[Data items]
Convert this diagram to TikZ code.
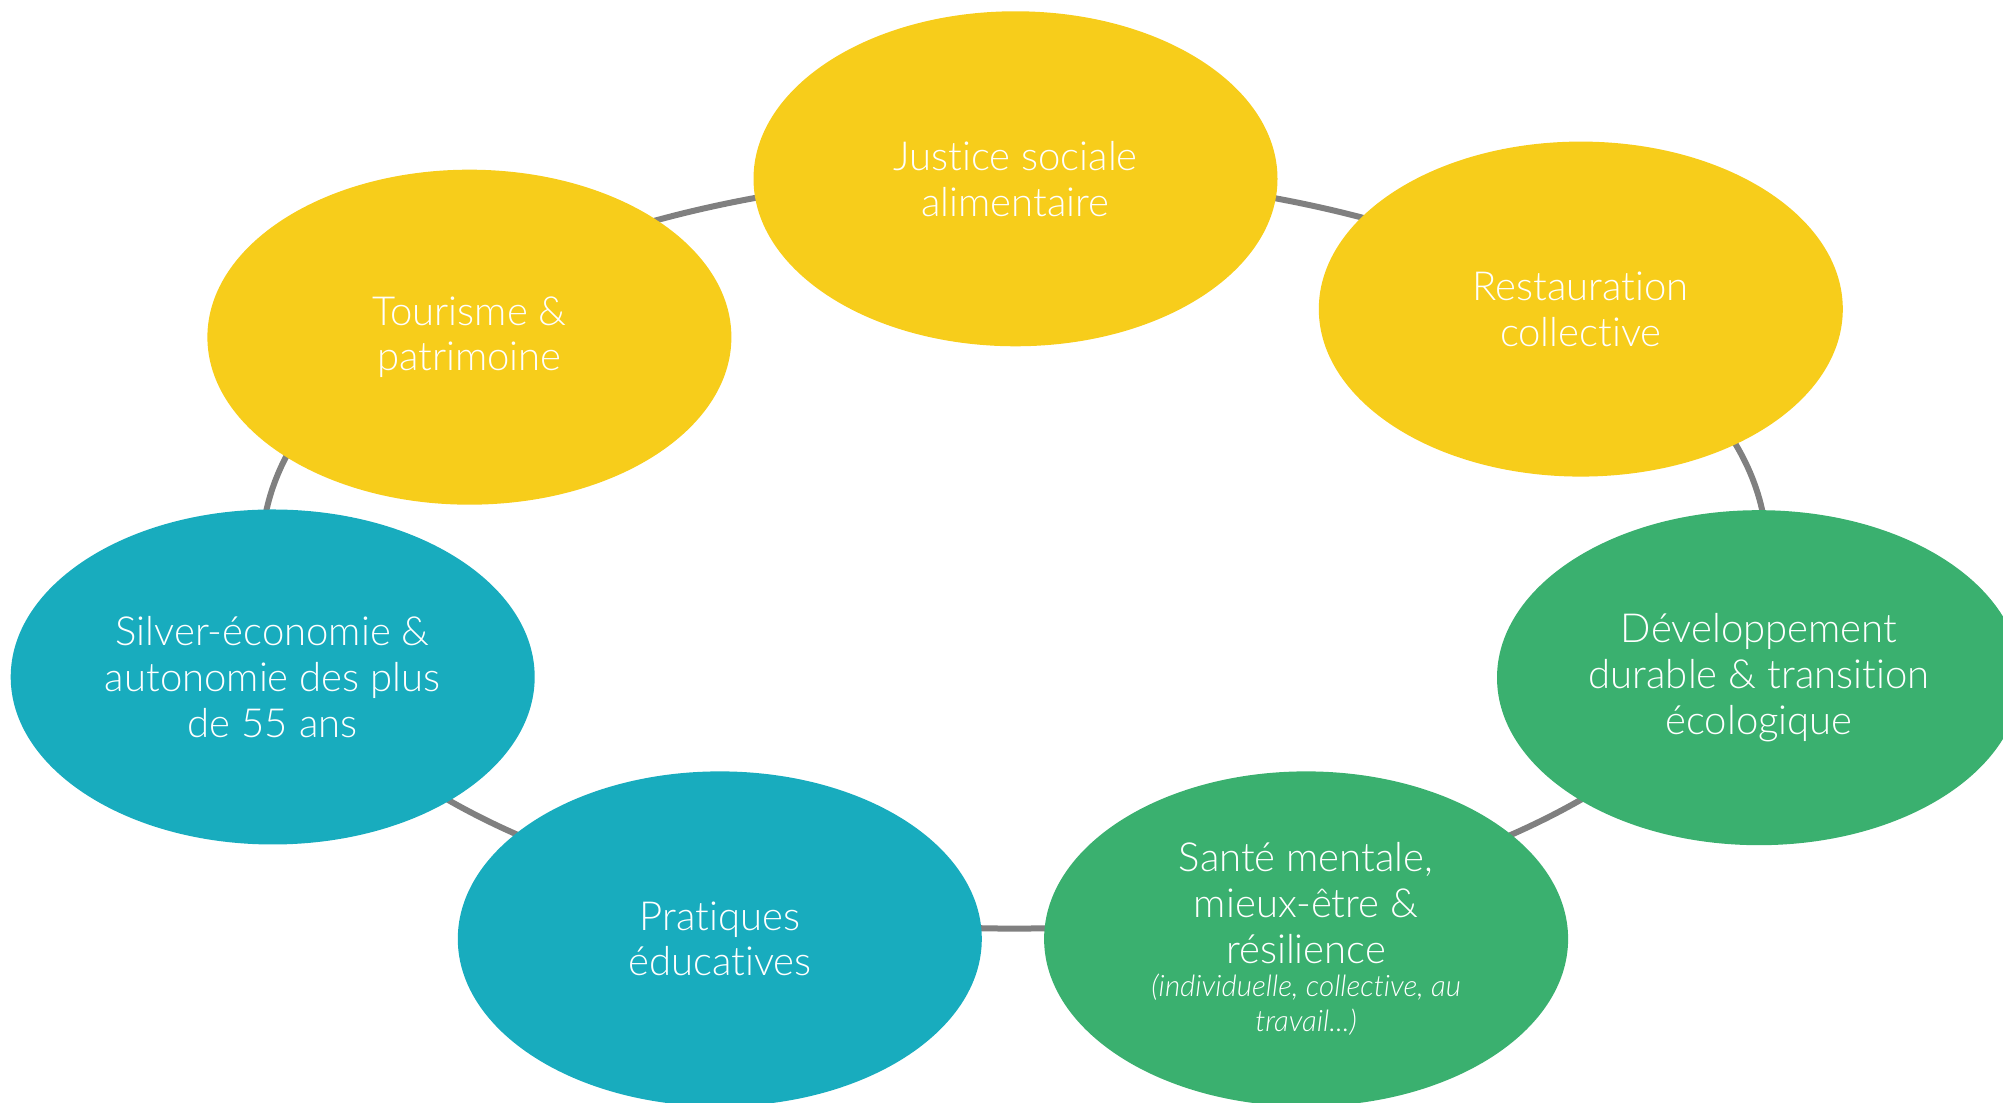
\documentclass[tikz,border=0pt]{standalone}
\usepackage{fontspec}
\setmainfont{Lato Light}[ItalicFont={Lato Light Italic}, Ligatures=NoCommon]
\usetikzlibrary{shapes.geometric}
\usepackage{xcolor}

\definecolor{jaune}{HTML}{F7CD1B}
\definecolor{turquoise}{HTML}{18ACBE}
\definecolor{vert}{HTML}{3AB06F}
\definecolor{anneau}{HTML}{808080}

\tikzset{
    bulle/.style={ellipse, inner sep=0pt, minimum width=5.24cm, minimum height=3.35cm,
        text=white, align=center, font=\fontsize{11.4}{13}\selectfont}
}
\newcommand{\precision}{\fontsize{8.4}{9.5}\selectfont\itshape}

\begin{document}
\begin{tikzpicture}
            \useasboundingbox (0,0) rectangle (20.03,11.03);

            \def\cercle{(10.143,5.512) ellipse (7.524 and 3.768)}

            % the ring behind the bubbles
            \draw[anneau, line width=0.6mm] \cercle;

            \node[bulle, fill=jaune] (justice) at (10.155, 9.242) {Justice sociale\\alimentaire};
            \node[bulle, fill=jaune] (restauration) at (15.808, 7.939) {Restauration\\collective};
            \node[bulle, fill=jaune] (tourisme) at (4.694, 7.658) {Tourisme \&\\patrimoine};
            \node[bulle, fill=turquoise] (silver) at (2.727, 4.26) {Silver-économie \&\\autonomie des plus\\de 55 ans};
            \node[bulle, fill=vert] (developpement) at (17.59, 4.253) {Développement\\durable \& transition\\écologique};
            \node[bulle, fill=turquoise] (pratiques) at (7.198, 1.641) {Pratiques\\éducatives};
            \node[bulle, fill=vert] (sante) at (13.061, 1.641) {Santé mentale,\\mieux-être \&\\résilience\\[-3.5pt]
                {\precision (individuelle, collective, au}\\[-3.2pt]
                {\precision travail...)}};
        \end{tikzpicture}
\end{document}
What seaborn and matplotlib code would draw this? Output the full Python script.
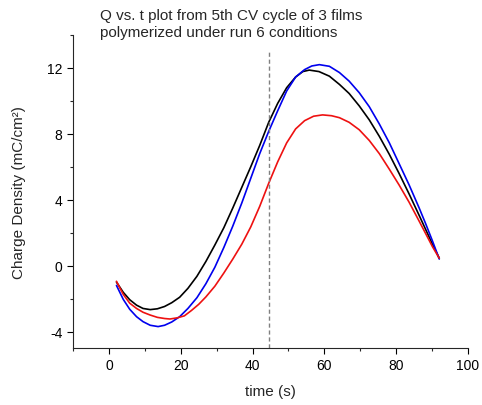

WHAT YOU NEED TO DO
Repeat exactly the lines from the first line of the records above through the line containing "line width=0.6mm] \cercle;", both included. Leave out the pictures.

OUTPUT BELOW
Convert this diagram to TikZ code.
\documentclass[tikz,border=0pt]{standalone}
\usepackage{fontspec}
\setmainfont{Lato Light}[ItalicFont={Lato Light Italic}, Ligatures=NoCommon]
\usetikzlibrary{shapes.geometric}
\usepackage{xcolor}

\definecolor{jaune}{HTML}{F7CD1B}
\definecolor{turquoise}{HTML}{18ACBE}
\definecolor{vert}{HTML}{3AB06F}
\definecolor{anneau}{HTML}{808080}

\tikzset{
    bulle/.style={ellipse, inner sep=0pt, minimum width=5.24cm, minimum height=3.35cm,
        text=white, align=center, font=\fontsize{11.4}{13}\selectfont}
}
\newcommand{\precision}{\fontsize{8.4}{9.5}\selectfont\itshape}

\begin{document}
\begin{tikzpicture}
            \useasboundingbox (0,0) rectangle (20.03,11.03);

            \def\cercle{(10.143,5.512) ellipse (7.524 and 3.768)}

            % the ring behind the bubbles
            \draw[anneau, line width=0.6mm] \cercle;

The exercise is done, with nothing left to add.